2. UNC vs. MICHIGAN STATE (1957)
The North Carolina Tar Heels came into the 1957 Final Four with an unblemished 30-0 record. Their opponent was the 16-8 Michigan State Spartans. Though the records didn’t seem like it, these two teams would battle in one of the most epic games in all of NCAA Tournament history. The Spartans and Tar Heels would continue to go at each other for a record three overtimes, the longest game in Final Four history.

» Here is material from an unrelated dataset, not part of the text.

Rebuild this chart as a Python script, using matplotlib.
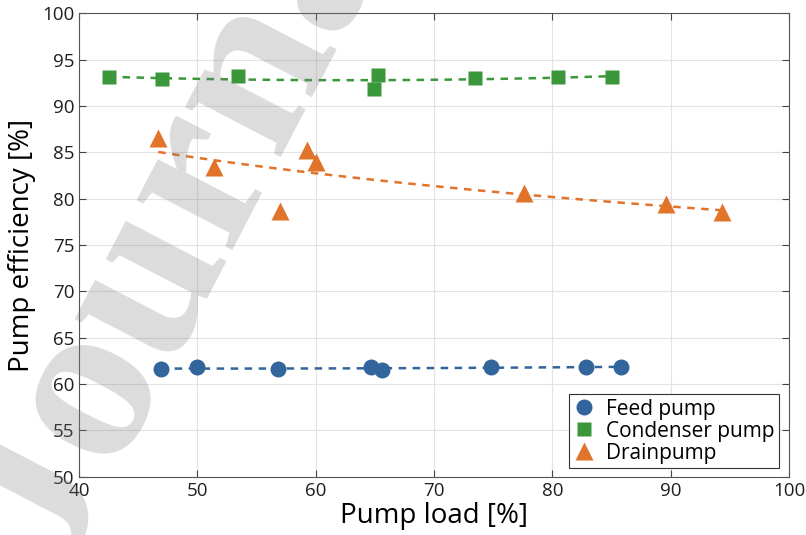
import numpy as np
import matplotlib
matplotlib.use('Agg')
import matplotlib.pyplot as plt

# Values
feed_load = [46.9, 50.0, 56.8, 64.7, 65.6, 74.8, 82.8, 85.8]
feed_eff = [61.6, 61.8, 61.6, 61.8, 61.55, 61.85, 61.8, 61.85]

cond_load = [42.5, 47.0, 53.4, 65.3, 64.9, 73.5, 80.5, 85.0]
cond_eff = [93.1, 92.95, 93.2, 93.4, 91.8, 93.05, 93.15, 93.15]

drain_load = [46.7, 51.4, 57.0, 59.3, 60.0, 77.6, 89.6, 94.3]
drain_eff = [86.6, 83.4, 78.7, 85.3, 84.0, 80.6, 79.4, 78.6]

labels = ['Feed pump', 'Condenser pump', 'Drainpump']
colors = ['#31659c', '#3a973a', '#e1732a']

plt.rcParams['font.family'] = ['Open Sans', 'DejaVu Sans']

fig = plt.figure(figsize=(8.06, 5.35), dpi=100)
ax = fig.add_axes([0.098, 0.109, 0.881, 0.866])


def quad_fit(x, y):
    c = np.polyfit(x, y, 2)
    xs = np.linspace(min(x), max(x), 100)
    return xs, np.polyval(c, xs)


def power_fit(x, y):
    b, lna = np.polyfit(np.log(x), np.log(y), 1)
    xs = np.linspace(min(x), max(x), 100)
    return xs, np.exp(lna) * xs ** b


fits = [quad_fit(feed_load, feed_eff),
        quad_fit(cond_load, cond_eff),
        power_fit(drain_load, drain_eff)]

for (xs, ys), col in zip(fits, colors):
    ax.plot(xs, ys, '--', color=col, lw=1.8, dashes=(3, 2.6), zorder=2)

ax.plot(feed_load, feed_eff, 'o', ls='none', color=colors[0], ms=11.5,
        mec='none', label=labels[0], zorder=3)
ax.plot(cond_load, cond_eff, 's', ls='none', color=colors[1], ms=9.5,
        mec='none', label=labels[1], zorder=3)
ax.plot(drain_load, drain_eff, '^', ls='none', color=colors[2], ms=13,
        mec='none', label=labels[2], zorder=3)

ax.set_xlim(40, 100)
ax.set_ylim(50, 100)
ax.set_xticks(np.arange(40, 101, 10))
ax.set_yticks(np.arange(50, 101, 5))
ax.grid(True, color='#e3e3e3', lw=0.8)
ax.set_axisbelow(True)
ax.tick_params(direction='in', top=True, right=True, length=5, width=0.8,
               color='#444444', labelsize=13.5, labelcolor='#1f1f1f')
for s in ax.spines.values():
    s.set_color('#555555')
    s.set_linewidth(0.8)

ax.set_xlabel('Pump load [%]', fontsize=20, labelpad=2)
ax.set_ylabel('Pump efficiency [%]', fontsize=20, labelpad=4)

leg = ax.legend(loc='lower right', bbox_to_anchor=(0.986, 0.019),
                borderaxespad=0, fontsize=15, fancybox=False, framealpha=1,
                edgecolor='#333333', handlelength=1.0, handletextpad=0.6,
                borderpad=0.2, labelspacing=0.05)
leg.get_frame().set_linewidth(0.8)

# watermark on top of the plot
fig.text(0.075, -0.085, 'Journal Pre-proof', fontsize=170, rotation=62.5,
         rotation_mode='anchor', ha='left', va='baseline',
         family=['Liberation Serif', 'DejaVu Serif'], weight='bold',
         color='#808080', alpha=0.28, zorder=10)

plt.savefig('out.png', dpi=100)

The Spartans gave UNC all it could handle during regulation, even making a 50-foot shot tossed in by Jack Quiggle after the final buzzer had sounded. If Quiggle’s shot had counted, this game may have jumped up a spot on the rankings. Michigan State seemed to be on the verge of sealing a victory during the first overtime — with 11 seconds left, the Spartans star player, Jack Green, headed to the free throw line with a two-point lead. There was no three-point line at the time, either. But Green couldn’t sink the shots and North Carolina’s Pete Brennan took the ball the length of the floor to score and send the game into double-overtime. At the end of the third overtime, UNC was able to pull out a 74-70 victory led by 29 points from All-American Lonnie Rosenbluth.

1. DUKE vs. UNLV (1991)
Though UNLV’s 1977 team was dominant, their 1991 team was almost unbeatable. Before facing off against Duke in Indianapolis, the Runnin’ Rebels had won 45 consecutive games and were 34-0 for the season. Nobody could beat Jerry Tarkanian’s team. They had dominated the Blue Devils in the previous season’s NCAA National Championship game, winning 103-73 and had their big guns returning from that team’s starting lineup. Everything was set up for UNLV to repeat as champions.

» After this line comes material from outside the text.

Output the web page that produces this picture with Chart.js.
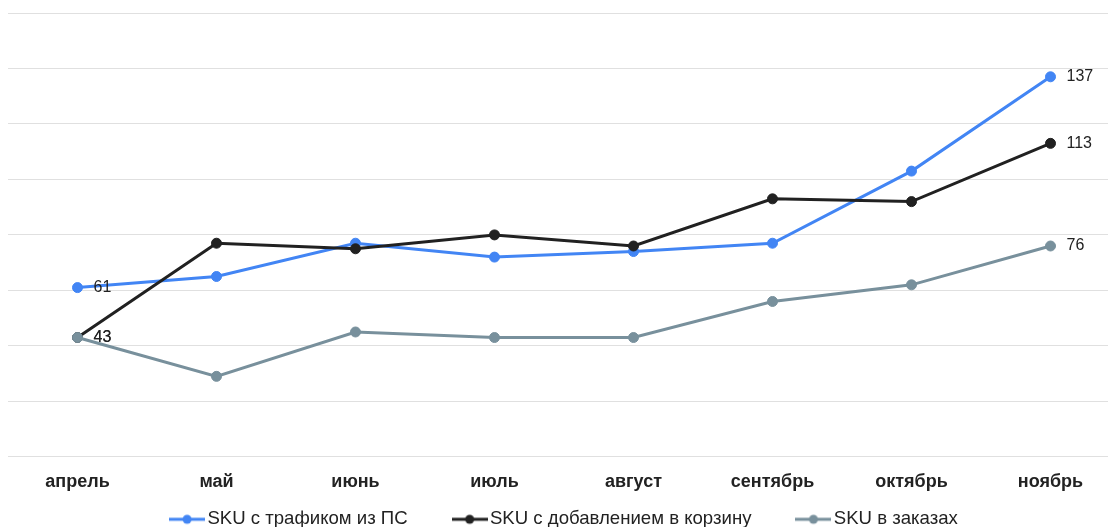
<!DOCTYPE html>
<html>
<head>
<meta charset="utf-8">
<script src="https://cdn.jsdelivr.net/npm/chart.js@4"></script>
<style>
  html, body { margin: 0; padding: 0; background: #fff; }
  #wrap { width: 1108px; height: 527px; overflow: hidden; position: relative; }
  #box { width: 1126px; height: 586px; position: absolute; left: 0; top: 0; }
</style>
</head>
<body>
<div id="wrap"><div id="box"><canvas id="myChart"></canvas></div></div>
<script>
var months = ["апрель", "май", "июнь", "июль", "август", "сентябрь", "октябрь", "ноябрь"];
var traffic = [61, 65, 77, 72, 74, 77, 103, 137];
var cart = [43, 77, 75, 80, 76, 93, 92, 113];
var orders = [43, 29, 45, 43, 43, 56, 62, 76];
var seriesNames = ["SKU с трафиком из ПС", "SKU с добавлением в корзину", "SKU в заказах"];
var colors = ["#4285f4", "#212121", "#78909c"];
var FONT = "'Liberation Sans', Arial, sans-serif";

// legend marker: short line with a dot in the middle
function marker(color) {
  var c = document.createElement("canvas");
  c.width = 36; c.height = 12;
  var ctx = c.getContext("2d");
  ctx.strokeStyle = color;
  ctx.lineWidth = 3;
  ctx.beginPath(); ctx.moveTo(0, 6); ctx.lineTo(36, 6); ctx.stroke();
  ctx.fillStyle = color;
  ctx.beginPath(); ctx.arc(18, 6, 4.5, 0, Math.PI * 2); ctx.fill();
  return c;
}

var endLabels = {
  id: "endLabels",
  afterDatasetsDraw: function (chart) {
    var ctx = chart.ctx;
    ctx.save();
    ctx.font = "16px " + FONT;
    ctx.fillStyle = "#222";
    ctx.textBaseline = "middle";
    chart.data.datasets.forEach(function (ds, i) {
      var pts = chart.getDatasetMeta(i).data;
      [0, pts.length - 1].forEach(function (j) {
        ctx.fillText(ds.data[j], pts[j].x + 16, pts[j].y);
      });
    });
    ctx.restore();
  }
};

// pull the legend up closer to the axis labels
var legendShift = {
  id: "legendShift",
  afterLayout: function (chart) {
    var L = chart.legend;
    var d = (519 - 51 - 9) - L.top;
    L.top += d;
    L.bottom += d;
  }
};

function makeSet(i, data, order) {
  return {
    label: seriesNames[i],
    data: data,
    borderColor: colors[i],
    backgroundColor: colors[i],
    pointBackgroundColor: colors[i],
    pointBorderColor: colors[i],
    borderWidth: 3,
    pointRadius: 5,
    pointBorderWidth: 1,
    fill: false,
    tension: 0,
    order: order
  };
}

new Chart("myChart", {
  type: "line",
  data: {
    labels: months,
    datasets: [makeSet(0, traffic, 3), makeSet(1, cart, 2), makeSet(2, orders, 1)]
  },
  options: {
    responsive: true,
    maintainAspectRatio: false,
    animation: false,
    layout: { padding: { left: 8, top: 13, right: 0, bottom: 0 } },
    plugins: {
      tooltip: { enabled: false },
      legend: {
        position: "bottom",
        labels: {
          usePointStyle: true,
          pointStyleWidth: 22,
          padding: 51,
          color: "#222",
          font: { family: FONT, size: 18.6 },
          generateLabels: function (chart) {
            return chart.data.datasets.map(function (ds, i) {
              return {
                text: ds.label,
                pointStyle: marker(colors[i]),
                fillStyle: colors[i],
                strokeStyle: colors[i],
                lineWidth: 0,
                fontColor: "#222",
                datasetIndex: i
              };
            });
          }
        }
      }
    },
    scales: {
      x: {
        offset: true,
        grid: { display: false, drawTicks: false },
        border: { display: false },
        ticks: {
          padding: 14,
          color: "#222",
          maxRotation: 0,
          autoSkip: false,
          font: { family: FONT, size: 18, weight: "bold" }
        }
      },
      y: {
        min: 0,
        max: 160,
        ticks: { display: false, stepSize: 20 },
        grid: { color: "#e0e0e0", lineWidth: 1, drawTicks: false },
        border: { display: false },
        afterFit: function (scale) { scale.width = 0; }
      }
    }
  },
  plugins: [endLabels, legendShift]
});
</script>
</body>
</html>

Somehow Duke stayed with UNLV in the second half of the 1991 semifinals. Rebels point guard Greg Anthony fouled out with 3:51 left, but UNLV had a lead of five points before Duke’s Bobby Hurley made a three-pointer with 2:14 to play. UNLV star Larry Johnson missed two free throws with 49.9 seconds to go before Duke’s Thomas Hill was called for a lane violation on the second attempt. Johnson made the additional free throw to tie the game. Christian Laettner — arguably the most clutch player in Blue Devil history — was fouled with 12.7 seconds left after grabbing an offensive rebound on Hill’s missed shot. Laettner hit both free throws to put the Blue Devils ahead and clinch the 79-77 victory and revenge for Duke.